In the much publicised case of Rs 25,000-crore Roshni land scam, a division bench of the J&K high court comprising chief justice Gita Mittal and justice Rajesh Bindal, handed over the probe to Central Bureau of Investigation (CBI) on Friday.
Jammu-based activist and advocate Ankur Sharma had filed a PIL seeking CBI probe into the multi-crore land scam highlighting encroachment of 20 lakh kanal state land by a powerful land mafia in league with politicians, revenue officials and the police.
The division bench observed that investigation be entrusted to SP CBI. It directed the chief secretary, two divisional commissioners and deputy commissioners to provide all details to the CBI. The court further directed the CBI to file status report every eight weeks.
On September 23, the division bench had reserved its order for a CBI probe.
During the course of the hearing, advocate Sharma said that given the structural problems and political interference crippling the anti corruption bureau, both of which are reflected in its conduct of the last six years of investigation, its time to bring in an independent agency like CBI for investigation.
He also brought to the notice of the court CAG of 2014 towards encroachment of 20 lakh kanal state land at an estimated loss of Rs 25,000 crore to the state exchequer by criminal and wrongful implementation of the Roshni Act.

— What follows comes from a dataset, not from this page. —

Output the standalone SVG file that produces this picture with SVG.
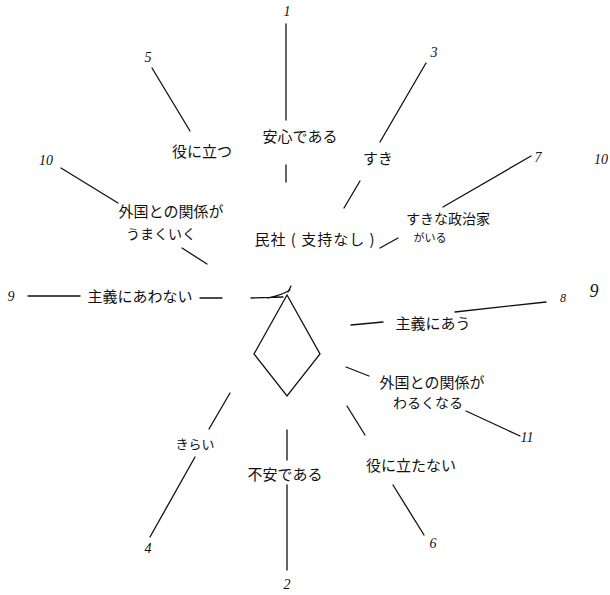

He emphasised that given its nature and quantum, Roshni scam is unprecedented in the history of J&K. He further submitted that only the HC should monitor the CBI investigation and bring the culprits to book as nothing has been achieved since 2013.
“Accordingly, the court ordered a CBI probe. It also held all Roshni allotments as void ab initio, and declared the Roshni Act as unconstitutional,” Sharma told HT.
The HC has also made the chief secretary accountable for uninterrupted investigations. “Investigation have also been ordered against officers in whose time period the encroachments happened. DCs and divisional commissioners will be held guilty of contempt in case they do not cooperate in the probe,” he added.
Earlier, the anti-corruption bureau of Jammu (vigilance) was investigating the matter and had registered 17 FIRs so far. “Given the manner in which the bureau was handling the case, the court deemed it appropriate to divest it off the investigation and hand it over to the CBI,” he said.
The Jammu and Kashmir State Lands (Vesting of Ownership to the Occupants) Act, popularly known as the Roshni Act, was implemented in 2001 by the then chief minister of Jammu and Kashmir, Ghulam Nabi Azad. It was aimed at “conferring 20.55 lakh kanal of state land to the occupants”.
The Act sought to generate resources for hydroelectric power projects and to confer proprietary rights to occupants of state-owned land subject to payment of land cost fixed by the government.
However, the Act was later found to be an attempt to change the demography of the entire region and the then J&K governor Satya Pal Malik scrapped it in November 2018. The Act was repealed as “it failed to realise the desired objectives and there were also reports of misuse of some its provisions”.